Until you decide a publicist is both right for you and your business budget, here are a few tried and true lessons in self-promotion that I continue to live by.

Know Your Brand Mission: Know what your brand stands for. Perfect your business model, get intimate with its source of inspiration, and be well versed in your brand's design process. Remember, you are your brand's best advocate and you should consider yourself the leading expert on the ins and outs of your business.

Be Different: Create products that stand out in your product category. If you are a textile designer, and flower motifs are a popular search, offer options that are not typical within that category; make it unique. This creates interest that generates more interest.

Network: You need to network/connect with editors. Build a relationship with the editor. Sure, it's about connecting with magazine editors on social media platforms. But don't underestimate the old-fashioned, yet not completely outdated, forms of connecting. Invite an editor to tea/coffee touch-bases. I've done it, and I know a few creative professionals who swear by editor meet-and-greets.

Attend Events: Research events sponsored by the magazines you want to be featured in. Familiarize yourself with the masthead from each publication. Introduce yourself to the top editors and associates who cover your product category.

Be Portfolio Ready: Have your bio, product images/descriptions and self portraits ready. I update mine seasonally, including my portraits, so that everything reflects the freshest, most experienced version of my brand.

Update Imagery: Hire a professional photographer--not your friend of a friend who is a hobbyist photographer. Select someone who works with the publications that you want to be featured in. You will have a better chance of being featured. And don't forget to book the makeup artist and stylist! You want to look your absolute best.

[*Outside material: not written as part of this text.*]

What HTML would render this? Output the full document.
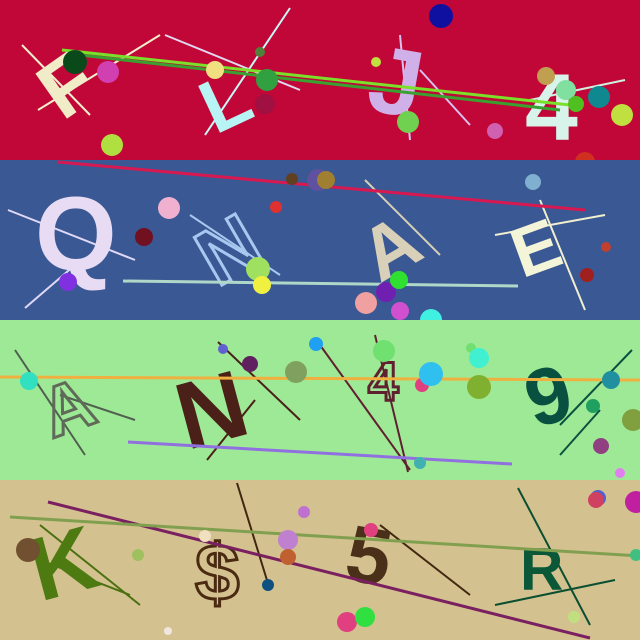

Make Connections: Send out product images in a friendly email introducing your brand. You are emailing real people so it's okay to drop the formality when appropriate (i.e., keep it real with the lingo)--especially if it suits your brand.

Schedule Product Launches: Be strategic. Design collections and plan product launches around the Spring and Fall when publications generally like to share what's new for the season.

Best of luck on your promotional journey! Follow these surefire techniques as closely and consistently as your schedule and budget allows, and you'll give your brand a solid head start. Then when you're ready to hire a publicist, you'll be all the more knowledgeable about what type of representation you should seek. But until that day, don't be surprised if your friends demand to know who represents you. Go ahead, shock them silly.